> DIRECTIONS FOR THIS TASK
Make a verbatim copy of the entries below; pictures stay out.

>> START PROVIDED ENTRIES

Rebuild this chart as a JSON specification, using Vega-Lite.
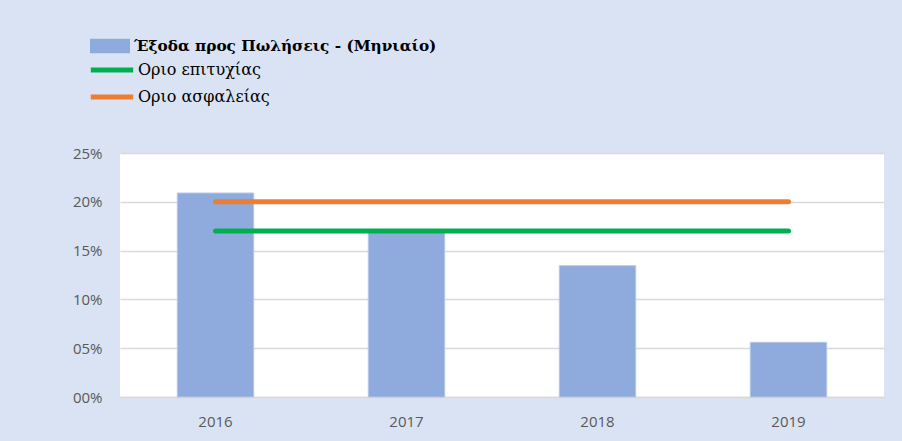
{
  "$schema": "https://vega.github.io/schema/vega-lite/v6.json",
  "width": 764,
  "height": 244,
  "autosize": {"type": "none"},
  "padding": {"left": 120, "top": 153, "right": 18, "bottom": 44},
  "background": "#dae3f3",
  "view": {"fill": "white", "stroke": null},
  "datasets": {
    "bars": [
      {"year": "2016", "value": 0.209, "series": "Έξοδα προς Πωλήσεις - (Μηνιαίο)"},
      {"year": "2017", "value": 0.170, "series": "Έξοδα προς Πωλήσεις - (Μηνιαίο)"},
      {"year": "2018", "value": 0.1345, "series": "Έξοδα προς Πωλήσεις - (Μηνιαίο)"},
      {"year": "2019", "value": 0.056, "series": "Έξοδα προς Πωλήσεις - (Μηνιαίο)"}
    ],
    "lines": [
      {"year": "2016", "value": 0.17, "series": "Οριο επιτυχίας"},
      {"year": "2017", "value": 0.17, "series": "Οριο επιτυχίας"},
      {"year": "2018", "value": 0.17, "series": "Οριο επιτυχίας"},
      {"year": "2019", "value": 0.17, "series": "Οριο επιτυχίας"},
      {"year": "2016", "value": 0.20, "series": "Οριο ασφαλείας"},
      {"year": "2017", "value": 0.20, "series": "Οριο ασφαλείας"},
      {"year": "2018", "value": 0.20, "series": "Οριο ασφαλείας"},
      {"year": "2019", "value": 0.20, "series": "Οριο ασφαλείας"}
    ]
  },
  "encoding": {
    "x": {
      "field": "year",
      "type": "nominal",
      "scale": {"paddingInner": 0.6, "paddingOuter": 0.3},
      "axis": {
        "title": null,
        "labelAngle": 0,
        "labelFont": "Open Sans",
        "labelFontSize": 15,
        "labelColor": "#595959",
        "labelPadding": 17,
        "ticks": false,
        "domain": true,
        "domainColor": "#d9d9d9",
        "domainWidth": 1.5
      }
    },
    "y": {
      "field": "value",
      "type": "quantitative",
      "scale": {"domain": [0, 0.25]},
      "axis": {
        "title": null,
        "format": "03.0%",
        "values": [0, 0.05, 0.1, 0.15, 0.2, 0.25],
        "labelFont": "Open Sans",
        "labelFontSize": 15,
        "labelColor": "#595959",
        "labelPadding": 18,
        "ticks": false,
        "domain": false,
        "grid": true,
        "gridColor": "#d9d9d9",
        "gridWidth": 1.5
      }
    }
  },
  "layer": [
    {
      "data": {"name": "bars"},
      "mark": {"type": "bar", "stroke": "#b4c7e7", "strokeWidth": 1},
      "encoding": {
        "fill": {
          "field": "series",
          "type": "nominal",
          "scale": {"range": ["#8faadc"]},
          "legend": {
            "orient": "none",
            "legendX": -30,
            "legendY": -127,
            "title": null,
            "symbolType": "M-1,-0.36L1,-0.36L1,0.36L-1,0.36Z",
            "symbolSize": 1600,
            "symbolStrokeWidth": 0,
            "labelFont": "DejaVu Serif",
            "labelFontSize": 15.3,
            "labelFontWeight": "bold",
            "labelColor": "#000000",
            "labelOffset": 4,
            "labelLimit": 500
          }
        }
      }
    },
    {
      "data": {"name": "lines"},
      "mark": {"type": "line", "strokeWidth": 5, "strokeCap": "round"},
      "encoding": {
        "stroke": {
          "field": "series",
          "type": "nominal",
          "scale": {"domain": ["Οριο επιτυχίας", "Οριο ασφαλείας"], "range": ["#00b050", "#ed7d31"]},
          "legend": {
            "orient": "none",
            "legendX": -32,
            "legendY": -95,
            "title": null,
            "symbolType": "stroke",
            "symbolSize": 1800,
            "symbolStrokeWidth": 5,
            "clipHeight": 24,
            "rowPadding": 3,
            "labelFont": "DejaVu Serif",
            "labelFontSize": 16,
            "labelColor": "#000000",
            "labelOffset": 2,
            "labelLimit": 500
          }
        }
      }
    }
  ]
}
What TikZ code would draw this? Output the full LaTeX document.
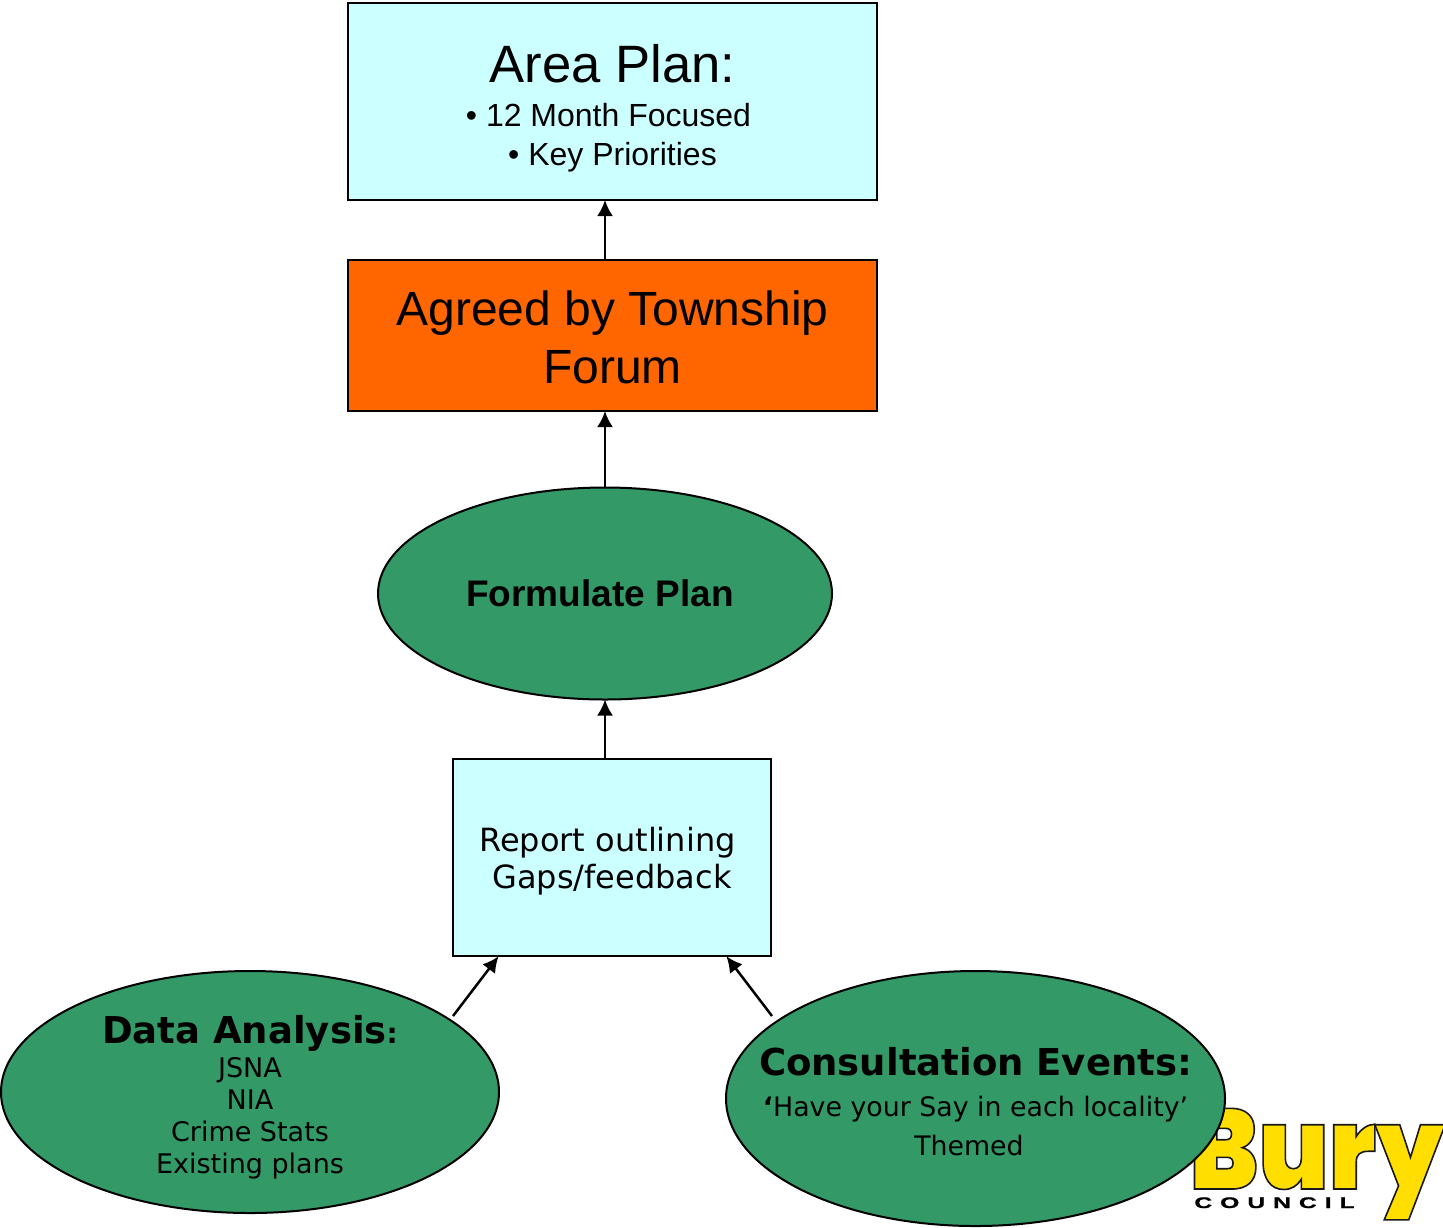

>> END PROVIDED ENTRIES

> REPLY TO THE TASK
Rebuild this chart as a JSON specification, using Vega-Lite.
{
  "$schema": "https://vega.github.io/schema/vega-lite/v6.json",
  "width": 764,
  "height": 244,
  "autosize": {"type": "none"},
  "padding": {"left": 120, "top": 153, "right": 18, "bottom": 44},
  "background": "#dae3f3",
  "view": {"fill": "white", "stroke": null},
  "datasets": {
    "bars": [
      {"year": "2016", "value": 0.209, "series": "Έξοδα προς Πωλήσεις - (Μηνιαίο)"},
      {"year": "2017", "value": 0.170, "series": "Έξοδα προς Πωλήσεις - (Μηνιαίο)"},
      {"year": "2018", "value": 0.1345, "series": "Έξοδα προς Πωλήσεις - (Μηνιαίο)"},
      {"year": "2019", "value": 0.056, "series": "Έξοδα προς Πωλήσεις - (Μηνιαίο)"}
    ],
    "lines": [
      {"year": "2016", "value": 0.17, "series": "Οριο επιτυχίας"},
      {"year": "2017", "value": 0.17, "series": "Οριο επιτυχίας"},
      {"year": "2018", "value": 0.17, "series": "Οριο επιτυχίας"},
      {"year": "2019", "value": 0.17, "series": "Οριο επιτυχίας"},
      {"year": "2016", "value": 0.20, "series": "Οριο ασφαλείας"},
      {"year": "2017", "value": 0.20, "series": "Οριο ασφαλείας"},
      {"year": "2018", "value": 0.20, "series": "Οριο ασφαλείας"},
      {"year": "2019", "value": 0.20, "series": "Οριο ασφαλείας"}
    ]
  },
  "encoding": {
    "x": {
      "field": "year",
      "type": "nominal",
      "scale": {"paddingInner": 0.6, "paddingOuter": 0.3},
      "axis": {
        "title": null,
        "labelAngle": 0,
        "labelFont": "Open Sans",
        "labelFontSize": 15,
        "labelColor": "#595959",
        "labelPadding": 17,
        "ticks": false,
        "domain": true,
        "domainColor": "#d9d9d9",
        "domainWidth": 1.5
      }
    },
    "y": {
      "field": "value",
      "type": "quantitative",
      "scale": {"domain": [0, 0.25]},
      "axis": {
        "title": null,
        "format": "03.0%",
        "values": [0, 0.05, 0.1, 0.15, 0.2, 0.25],
        "labelFont": "Open Sans",
        "labelFontSize": 15,
        "labelColor": "#595959",
        "labelPadding": 18,
        "ticks": false,
        "domain": false,
        "grid": true,
        "gridColor": "#d9d9d9",
        "gridWidth": 1.5
      }
    }
  },
  "layer": [
    {
      "data": {"name": "bars"},
      "mark": {"type": "bar", "stroke": "#b4c7e7", "strokeWidth": 1},
      "encoding": {
        "fill": {
          "field": "series",
          "type": "nominal",
          "scale": {"range": ["#8faadc"]},
          "legend": {
            "orient": "none",
            "legendX": -30,
            "legendY": -127,
            "title": null,
            "symbolType": "M-1,-0.36L1,-0.36L1,0.36L-1,0.36Z",
            "symbolSize": 1600,
            "symbolStrokeWidth": 0,
            "labelFont": "DejaVu Serif",
            "labelFontSize": 15.3,
            "labelFontWeight": "bold",
            "labelColor": "#000000",
            "labelOffset": 4,
            "labelLimit": 500
          }
        }
      }
    },
    {
      "data": {"name": "lines"},
      "mark": {"type": "line", "strokeWidth": 5, "strokeCap": "round"},
      "encoding": {
        "stroke": {
          "field": "series",
          "type": "nominal",
          "scale": {"domain": ["Οριο επιτυχίας", "Οριο ασφαλείας"], "range": ["#00b050", "#ed7d31"]},
          "legend": {
            "orient": "none",
            "legendX": -32,
            "legendY": -95,
            "title": null,
            "symbolType": "stroke",
            "symbolSize": 1800,
            "symbolStrokeWidth": 5,
            "clipHeight": 24,
            "rowPadding": 3,
            "labelFont": "DejaVu Serif",
            "labelFontSize": 16,
            "labelColor": "#000000",
            "labelOffset": 2,
            "labelLimit": 500
          }
        }
      }
    }
  ]
}
What TikZ code would draw this? Output the full LaTeX document.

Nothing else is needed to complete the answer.